#### [WHAT YOU HAVE TO DO]
Begin at the first line of the data and copy each line through the one containing "(0,0) rectangle (799,504);", that line included, with no pictures.

#### [SUPPLIED INFORMATION]
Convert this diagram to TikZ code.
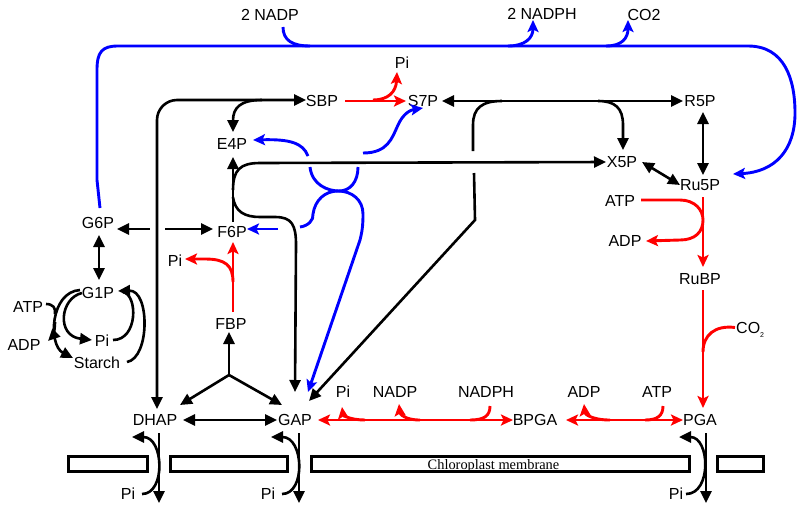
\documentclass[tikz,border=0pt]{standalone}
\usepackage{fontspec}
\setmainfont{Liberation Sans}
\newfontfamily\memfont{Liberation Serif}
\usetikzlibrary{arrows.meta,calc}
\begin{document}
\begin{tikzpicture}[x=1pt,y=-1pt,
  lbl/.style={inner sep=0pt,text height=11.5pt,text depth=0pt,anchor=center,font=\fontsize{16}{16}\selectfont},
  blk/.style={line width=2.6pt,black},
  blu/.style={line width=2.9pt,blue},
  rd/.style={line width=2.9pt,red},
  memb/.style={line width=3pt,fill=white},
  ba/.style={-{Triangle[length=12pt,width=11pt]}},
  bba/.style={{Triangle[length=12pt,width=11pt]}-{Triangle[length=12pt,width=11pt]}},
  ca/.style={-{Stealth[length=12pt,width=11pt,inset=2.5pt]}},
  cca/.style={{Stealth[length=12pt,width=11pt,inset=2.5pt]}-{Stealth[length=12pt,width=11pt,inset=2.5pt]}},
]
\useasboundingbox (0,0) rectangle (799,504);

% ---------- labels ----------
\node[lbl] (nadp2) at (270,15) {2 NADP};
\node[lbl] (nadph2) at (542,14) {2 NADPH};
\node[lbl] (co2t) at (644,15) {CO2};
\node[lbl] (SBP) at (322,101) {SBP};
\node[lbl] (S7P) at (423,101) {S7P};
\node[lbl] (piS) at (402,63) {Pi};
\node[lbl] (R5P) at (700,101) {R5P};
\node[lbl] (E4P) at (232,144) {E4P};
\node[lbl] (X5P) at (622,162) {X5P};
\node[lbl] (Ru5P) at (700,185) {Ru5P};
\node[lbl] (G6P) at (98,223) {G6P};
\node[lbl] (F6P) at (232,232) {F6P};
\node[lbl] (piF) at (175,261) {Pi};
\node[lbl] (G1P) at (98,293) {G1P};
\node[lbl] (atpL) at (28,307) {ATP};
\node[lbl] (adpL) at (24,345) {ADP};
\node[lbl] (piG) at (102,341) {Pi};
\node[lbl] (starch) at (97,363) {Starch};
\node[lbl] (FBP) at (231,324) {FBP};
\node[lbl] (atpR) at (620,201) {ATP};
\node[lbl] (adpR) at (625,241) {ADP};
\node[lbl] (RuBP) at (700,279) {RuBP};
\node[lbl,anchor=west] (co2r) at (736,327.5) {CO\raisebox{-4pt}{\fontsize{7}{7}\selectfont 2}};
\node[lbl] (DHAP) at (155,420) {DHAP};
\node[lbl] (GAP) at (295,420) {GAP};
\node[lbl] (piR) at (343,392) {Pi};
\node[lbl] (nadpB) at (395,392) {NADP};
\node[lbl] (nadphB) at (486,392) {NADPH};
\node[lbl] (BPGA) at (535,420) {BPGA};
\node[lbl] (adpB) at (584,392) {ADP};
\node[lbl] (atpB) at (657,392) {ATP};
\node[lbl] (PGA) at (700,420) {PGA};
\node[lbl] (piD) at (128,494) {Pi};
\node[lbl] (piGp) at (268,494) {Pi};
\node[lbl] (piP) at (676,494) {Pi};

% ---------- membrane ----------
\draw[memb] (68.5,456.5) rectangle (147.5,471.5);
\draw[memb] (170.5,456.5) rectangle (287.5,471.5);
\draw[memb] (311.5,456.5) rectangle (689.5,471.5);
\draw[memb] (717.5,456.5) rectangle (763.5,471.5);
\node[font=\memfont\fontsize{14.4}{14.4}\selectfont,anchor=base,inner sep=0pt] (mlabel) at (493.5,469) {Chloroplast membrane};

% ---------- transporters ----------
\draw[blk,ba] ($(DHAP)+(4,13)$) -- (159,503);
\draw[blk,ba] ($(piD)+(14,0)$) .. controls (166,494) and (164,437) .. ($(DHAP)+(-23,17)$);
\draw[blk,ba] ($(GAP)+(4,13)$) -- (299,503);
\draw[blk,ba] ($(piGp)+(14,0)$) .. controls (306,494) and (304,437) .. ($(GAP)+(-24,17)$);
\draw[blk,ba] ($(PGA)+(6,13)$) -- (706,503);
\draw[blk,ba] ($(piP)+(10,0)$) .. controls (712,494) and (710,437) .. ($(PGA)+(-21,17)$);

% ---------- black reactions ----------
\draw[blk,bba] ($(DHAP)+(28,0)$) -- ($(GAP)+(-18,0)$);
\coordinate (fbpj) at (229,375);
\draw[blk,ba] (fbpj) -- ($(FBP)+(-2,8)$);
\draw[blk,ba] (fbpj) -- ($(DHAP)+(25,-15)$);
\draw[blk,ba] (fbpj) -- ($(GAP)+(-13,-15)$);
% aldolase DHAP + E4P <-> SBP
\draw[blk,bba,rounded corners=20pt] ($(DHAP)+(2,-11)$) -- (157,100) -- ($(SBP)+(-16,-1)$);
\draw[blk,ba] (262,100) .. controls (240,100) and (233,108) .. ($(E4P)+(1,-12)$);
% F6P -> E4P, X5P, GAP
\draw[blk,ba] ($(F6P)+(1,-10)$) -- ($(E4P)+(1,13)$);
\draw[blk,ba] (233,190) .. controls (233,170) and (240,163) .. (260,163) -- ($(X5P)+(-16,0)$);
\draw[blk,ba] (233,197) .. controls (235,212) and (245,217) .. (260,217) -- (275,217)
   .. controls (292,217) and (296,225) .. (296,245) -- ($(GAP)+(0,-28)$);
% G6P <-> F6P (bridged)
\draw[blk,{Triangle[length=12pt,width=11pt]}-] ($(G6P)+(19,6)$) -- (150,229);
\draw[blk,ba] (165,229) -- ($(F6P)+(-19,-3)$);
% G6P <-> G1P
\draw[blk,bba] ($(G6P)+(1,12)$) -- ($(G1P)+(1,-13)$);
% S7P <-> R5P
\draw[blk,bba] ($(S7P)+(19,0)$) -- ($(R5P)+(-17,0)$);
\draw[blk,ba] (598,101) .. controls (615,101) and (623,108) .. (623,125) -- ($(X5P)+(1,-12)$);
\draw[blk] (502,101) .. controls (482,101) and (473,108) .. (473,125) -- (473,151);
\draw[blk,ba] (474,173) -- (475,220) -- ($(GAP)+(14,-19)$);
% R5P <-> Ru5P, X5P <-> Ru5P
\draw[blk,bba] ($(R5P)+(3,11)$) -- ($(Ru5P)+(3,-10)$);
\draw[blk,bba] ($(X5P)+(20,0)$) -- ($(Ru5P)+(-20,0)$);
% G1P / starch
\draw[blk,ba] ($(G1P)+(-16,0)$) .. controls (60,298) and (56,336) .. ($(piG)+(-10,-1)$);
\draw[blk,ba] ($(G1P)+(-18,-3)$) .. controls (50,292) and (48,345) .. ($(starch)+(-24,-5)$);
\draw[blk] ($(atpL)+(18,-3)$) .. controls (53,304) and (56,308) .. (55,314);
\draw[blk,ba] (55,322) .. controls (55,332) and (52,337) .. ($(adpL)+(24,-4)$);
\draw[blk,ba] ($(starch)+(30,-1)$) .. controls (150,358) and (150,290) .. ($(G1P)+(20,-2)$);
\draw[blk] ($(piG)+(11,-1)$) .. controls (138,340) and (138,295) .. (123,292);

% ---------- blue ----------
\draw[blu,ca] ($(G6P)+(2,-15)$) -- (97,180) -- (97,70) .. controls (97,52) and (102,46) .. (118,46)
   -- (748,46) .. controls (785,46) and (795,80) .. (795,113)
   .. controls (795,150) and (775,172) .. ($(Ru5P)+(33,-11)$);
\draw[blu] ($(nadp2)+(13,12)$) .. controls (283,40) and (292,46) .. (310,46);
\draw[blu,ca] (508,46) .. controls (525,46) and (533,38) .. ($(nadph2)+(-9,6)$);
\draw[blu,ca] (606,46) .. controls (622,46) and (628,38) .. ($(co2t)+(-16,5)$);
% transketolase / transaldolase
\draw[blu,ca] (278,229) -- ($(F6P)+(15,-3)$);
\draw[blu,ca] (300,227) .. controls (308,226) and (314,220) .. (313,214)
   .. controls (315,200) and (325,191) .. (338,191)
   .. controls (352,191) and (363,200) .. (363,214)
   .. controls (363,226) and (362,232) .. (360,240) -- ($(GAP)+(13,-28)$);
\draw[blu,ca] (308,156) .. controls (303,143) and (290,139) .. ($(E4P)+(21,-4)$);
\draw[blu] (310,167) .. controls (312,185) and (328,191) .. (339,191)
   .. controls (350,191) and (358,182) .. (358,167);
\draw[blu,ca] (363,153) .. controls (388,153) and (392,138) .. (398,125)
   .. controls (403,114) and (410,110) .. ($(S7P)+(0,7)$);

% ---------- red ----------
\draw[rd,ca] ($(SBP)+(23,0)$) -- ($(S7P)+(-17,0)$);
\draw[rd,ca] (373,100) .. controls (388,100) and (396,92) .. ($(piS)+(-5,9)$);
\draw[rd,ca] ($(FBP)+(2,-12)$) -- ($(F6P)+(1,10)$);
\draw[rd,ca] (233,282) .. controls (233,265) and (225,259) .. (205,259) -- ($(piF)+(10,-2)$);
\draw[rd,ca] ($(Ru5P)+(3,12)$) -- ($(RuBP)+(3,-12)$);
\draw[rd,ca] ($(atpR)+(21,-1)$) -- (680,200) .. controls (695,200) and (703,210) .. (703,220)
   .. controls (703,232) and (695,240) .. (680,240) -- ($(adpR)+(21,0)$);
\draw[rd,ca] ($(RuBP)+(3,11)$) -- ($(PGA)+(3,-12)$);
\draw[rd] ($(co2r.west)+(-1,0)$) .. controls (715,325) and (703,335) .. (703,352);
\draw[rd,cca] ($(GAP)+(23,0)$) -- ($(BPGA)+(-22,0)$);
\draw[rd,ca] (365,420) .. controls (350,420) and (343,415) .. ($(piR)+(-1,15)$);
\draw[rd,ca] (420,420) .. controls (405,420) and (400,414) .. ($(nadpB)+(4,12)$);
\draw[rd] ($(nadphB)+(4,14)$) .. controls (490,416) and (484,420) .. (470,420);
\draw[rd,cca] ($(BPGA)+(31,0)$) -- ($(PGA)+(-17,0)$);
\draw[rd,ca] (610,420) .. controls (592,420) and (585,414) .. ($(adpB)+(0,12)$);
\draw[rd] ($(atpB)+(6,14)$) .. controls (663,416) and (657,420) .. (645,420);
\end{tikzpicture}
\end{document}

#### [OUTPUT OF THE TASK]
Convert this diagram to TikZ code.
\documentclass[tikz,border=0pt]{standalone}
\usepackage{fontspec}
\setmainfont{Liberation Sans}
\newfontfamily\memfont{Liberation Serif}
\usetikzlibrary{arrows.meta,calc}
\begin{document}
\begin{tikzpicture}[x=1pt,y=-1pt,
  lbl/.style={inner sep=0pt,text height=11.5pt,text depth=0pt,anchor=center,font=\fontsize{16}{16}\selectfont},
  blk/.style={line width=2.6pt,black},
  blu/.style={line width=2.9pt,blue},
  rd/.style={line width=2.9pt,red},
  memb/.style={line width=3pt,fill=white},
  ba/.style={-{Triangle[length=12pt,width=11pt]}},
  bba/.style={{Triangle[length=12pt,width=11pt]}-{Triangle[length=12pt,width=11pt]}},
  ca/.style={-{Stealth[length=12pt,width=11pt,inset=2.5pt]}},
  cca/.style={{Stealth[length=12pt,width=11pt,inset=2.5pt]}-{Stealth[length=12pt,width=11pt,inset=2.5pt]}},
]
\useasboundingbox (0,0) rectangle (799,504);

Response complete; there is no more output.